Justisaur:
I don't think it's all that much of a personal thing. It seems to be something every game both run by me and I've been in struggles with. I think that having guidance from GMs of games that have been running a long time and deal with this issue well is invaluable, it's perhaps the single most important thing one can know about running a game PbP.
I don't find answers of 'do it your own way' helpful, when your own way isn't working.
Sorry you didn't find my reply, and that of others, to be helpful. I'll try again, cos I want to help. :)
Firstly, this is something that
every game struggles with, and there is no formula answer. If there were, we wouldn't still struggle with it. That's what we mean by 'do it your way'.

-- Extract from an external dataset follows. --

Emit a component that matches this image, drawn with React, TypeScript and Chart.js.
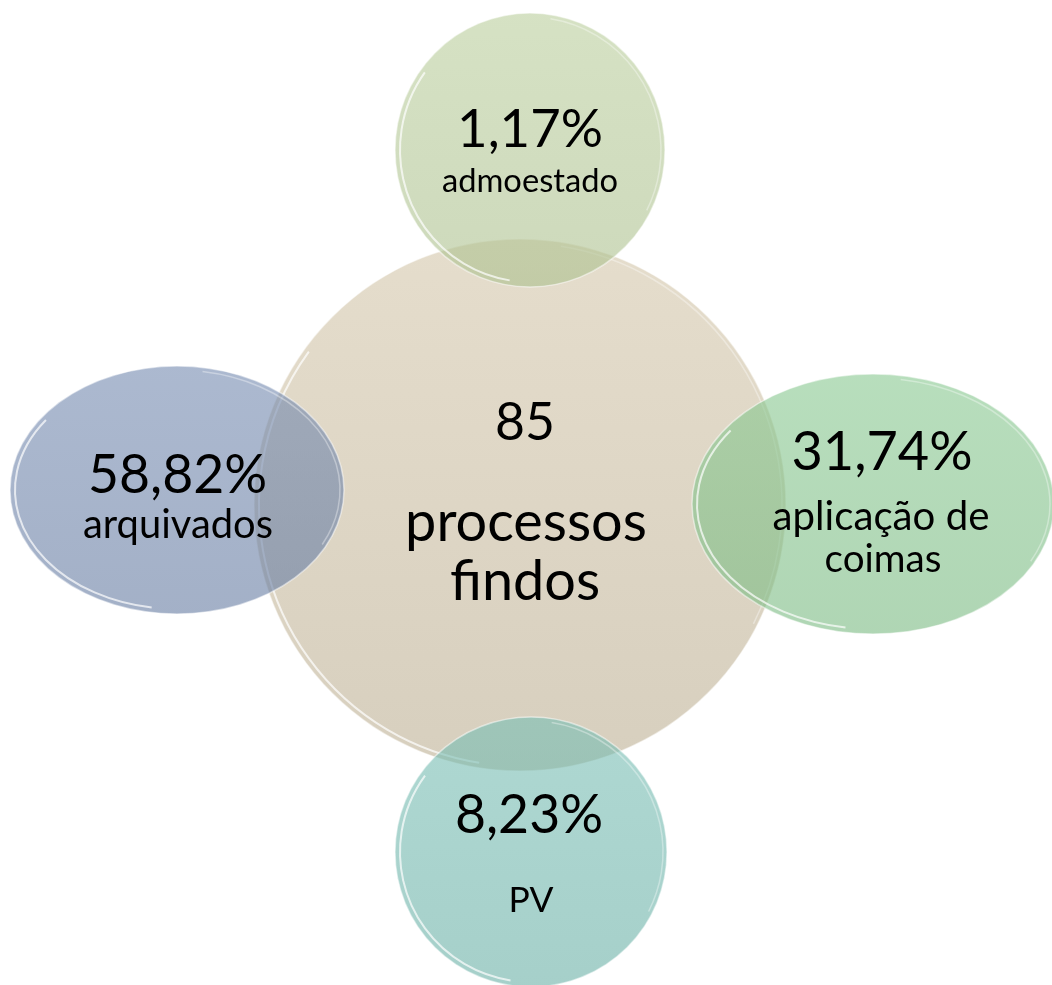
import React, { useEffect, useRef } from 'react';
import { Chart, registerables } from 'chart.js';

Chart.register(...registerables);

// ---------- data ----------
const TOTAL_PROCESSES = 85;
const CENTER_LINES = ['processos', 'findos'];
const OUTCOMES = ['arquivados', 'aplicação de coimas', 'admoestado', 'PV'];
const SHARES = [58.82, 31.74, 1.17, 8.23];
const OUTCOME_LINES = [['arquivados'], ['aplicação de', 'coimas'], ['admoestado'], ['PV']];

// ---------- layout (diagram units; node 0 = centre, then left, right, top, bottom) ----------
const NODE_X = [52.0, 17.7, 87.3, 53.0, 53.1];
const NODE_Y = [50.5, 49.0, 50.4, 15.0, 85.2];
const NODE_RX = [26.6, 16.7, 18.1, 13.5, 13.6];
const NODE_RY = [26.6, 12.4, 13.0, 13.7, 13.5];

// text lines: [dx, baseline dy, target width] in px relative to node centre
const TEXT_LAYOUT: number[][][] = [
  [[5, -65, 60], [6, 36, 242], [5, 95, 150]],
  [[0.5, 3, 179], [1, 48, 190]],
  [[9, -34, 181], [8, 26, 217], [10, 68, 117]],
  [[0, -3, 146], [0, 42, 176]],
  [[-2, -19, 148], [0, 60, 45]],
];

// ---------- style ----------
const NODE_COLORS: number[][] = [
  [221, 213, 196, 1],
  [108, 130, 168, 0.6],
  [128, 192, 136, 0.6],
  [178, 198, 148, 0.6],
  [112, 182, 172, 0.6],
];
const FONT_FAMILY = 'Lato, "Open Sans", "DejaVu Sans", sans-serif';

const fmtShare = (v: number) => v.toFixed(2).replace('.', ',') + '%';

function nodeLines(i: number): string[] {
  if (i === 0) return [String(TOTAL_PROCESSES), ...CENTER_LINES];
  const k = i - 1;
  return [fmtShare(SHARES[k]), ...OUTCOME_LINES[k]];
}

const clamp = (v: number) => Math.max(0, Math.min(255, Math.round(v)));

function drawBlob(ctx: CanvasRenderingContext2D, cx: number, cy: number, rx: number, ry: number, col: number[]) {
  const [r, g, b, a] = col;
  ctx.save();
  ctx.beginPath();
  ctx.ellipse(cx, cy, rx, ry, 0, 0, Math.PI * 2);
  const grad = ctx.createLinearGradient(cx, cy - ry, cx, cy + ry);
  grad.addColorStop(0, `rgba(${clamp(r + 8)},${clamp(g + 8)},${clamp(b + 8)},${a})`);
  grad.addColorStop(1, `rgba(${clamp(r - 6)},${clamp(g - 6)},${clamp(b - 6)},${a})`);
  ctx.fillStyle = grad;
  ctx.fill();
  ctx.lineWidth = 1.5;
  ctx.strokeStyle = 'rgba(255,255,255,0.5)';
  ctx.stroke();
  // glassy rim highlight (lower-left)
  ctx.beginPath();
  ctx.ellipse(cx, cy, Math.max(1, rx - 5), Math.max(1, ry - 5), 0, Math.PI * 0.55, Math.PI * 1.2);
  ctx.strokeStyle = 'rgba(255,255,255,0.7)';
  ctx.lineWidth = 2;
  ctx.stroke();
  // faint rim upper-right
  ctx.beginPath();
  ctx.ellipse(cx, cy, Math.max(1, rx - 4), Math.max(1, ry - 4), 0, Math.PI * 1.55, Math.PI * 2.15);
  ctx.strokeStyle = 'rgba(255,255,255,0.35)';
  ctx.lineWidth = 1.5;
  ctx.stroke();
  ctx.restore();
}

const vennPlugin = {
  id: 'vennShapes',
  afterDatasetsDraw(chart: any) {
    const ctx: CanvasRenderingContext2D = chart.ctx;
    const meta = chart.getDatasetMeta(0);
    const xs = chart.scales.x;
    const ys = chart.scales.y;
    const pts = chart.data.datasets[0].data as any[];
    const geo = meta.data.map((el: any, i: number) => ({
      x: el.x,
      y: el.y,
      rx: Math.abs(xs.getPixelForValue(pts[i].x + NODE_RX[i]) - el.x),
      ry: Math.abs(ys.getPixelForValue(pts[i].y + NODE_RY[i]) - el.y),
    }));
    geo.forEach((g: any, i: number) => drawBlob(ctx, g.x, g.y, g.rx, g.ry, NODE_COLORS[i]));
    ctx.save();
    ctx.fillStyle = '#000';
    ctx.textAlign = 'center';
    ctx.textBaseline = 'alphabetic';
    geo.forEach((g: any, i: number) => {
      const lines = nodeLines(i);
      lines.forEach((t, j) => {
        const [dx, dy, w] = TEXT_LAYOUT[i][j];
        ctx.font = `100px ${FONT_FAMILY}`;
        const mw = ctx.measureText(t).width;
        const size = (100 * w) / mw;
        ctx.font = `${size.toFixed(1)}px ${FONT_FAMILY}`;
        ctx.fillText(t, g.x + dx, g.y + dy);
      });
    });
    ctx.restore();
  },
};

export default function App() {
  const ref = useRef<HTMLCanvasElement | null>(null);
  useEffect(() => {
    document.body.style.margin = '0';
    if (!ref.current) return;
    const chart = new Chart(ref.current, {
      type: 'bubble',
      data: {
        labels: ['total', ...OUTCOMES],
        datasets: [
          {
            data: NODE_X.map((x, i) => ({ x, y: NODE_Y[i], r: 0 })),
            backgroundColor: 'rgba(0,0,0,0)',
            borderColor: 'rgba(0,0,0,0)',
            borderWidth: 0,
            hoverRadius: 0,
          },
        ],
      },
      options: {
        responsive: false,
        animation: false,
        events: [],
        layout: { padding: 0 },
        scales: {
          x: { type: 'linear', min: 0, max: 105.2, display: false },
          y: { type: 'linear', min: 0, max: 98.5, reverse: true, display: false },
        },
        plugins: { legend: { display: false }, tooltip: { enabled: false } },
      },
      plugins: [vennPlugin],
    });
    return () => chart.destroy();
  }, []);
  return (
    <div style={{ width: 1052, height: 985, background: '#fff' }}>
      <canvas ref={ref} width={1052} height={985} />
    </div>
  );
}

I'm running one game that is over 6000 posts, one that is over 9000 posts, and co-gming one that is over 10,000 posts, but I can't claim to be 'getting it right', because my games still suffer with slow posts, long absences and drop outs. My way isn't working, either. Nobody has got this licked.
Quite often, there are only a couple of the founding players left in games like these. I doubt if any game reaches five figures with its original cast intact. Players come and go, but the show goes on.
All you can do is steer a course that you think is most likely to keep the game going, regardless of the individual characters.
To answer your specific questions:
Do you have any rules about moving things along when people don't post?
Yes. But then I break them all within a few weeks of the game starting, because no plan survives contact with the players. Generally I just play it by ear. What works for one game doesn't work for an other, even with the same GM and some of the same players. If some players drop out and other, different people join, the whole game dynamic might change, and you have to adapt to the new situation.
Do the PCs get turned into NPCs temporarily, or disappear, when their owners don't post?
Depends on what's good for the game. You may have a game in which characters can simply walk away, or get killed without their absence destroying the party, but if not, you'll need to NPC the characters until it's convenient to dump them.
How long do you or your GM let people go without posting before replacing them?
Another piece of string. Again, whatever is best for the game. If you have six players and five of them stop posting for five different reasons, you might decide to put the game on hold for a while and see who comes back.
If five of your players are posting regularly and the sixth keeps disappearing without notice for days or weeks on end, you might decide to replace him sooner rather than later.
Things happen to people. Yes, you
could log in and post a message to your five different GMs to tell them all that your kid's sick. But maybe you've got other things on your mind.
Usually, I'll post an absence query after a week, or two, depending what's going on in the game and in my life, and how distracted I am, and I'll hope to get a reply within a day or two. Depending on what I hear back, I may wait a while longer, or I may drop the character, or NPC it or whatever I feel is appropriate.
I'm especially interested in hearing from anyone in or running long running games, as I haven't been in any games that have lasted terribly long, my own have been longer than others I've played at, but eventually it gets frustrating trying to deal with this and I give up on the games.
My games are reasonably long running, but the only way to make that happen is to keep banging your head against that brick wall until the wall cracks. Yes it's frustrating, and it will continue to be frustrating right through to the end.
The long games last not because players behave themselves and post promptly in response to a magic formula from the GM, they last because the GM doggedly perseveres in the face of adversity and keeps their game going, replacement players and all, by sheer force of will.
Sorry if that's not what you want to hear, but there is no formula. You do whatever your individual game needs to keep it going.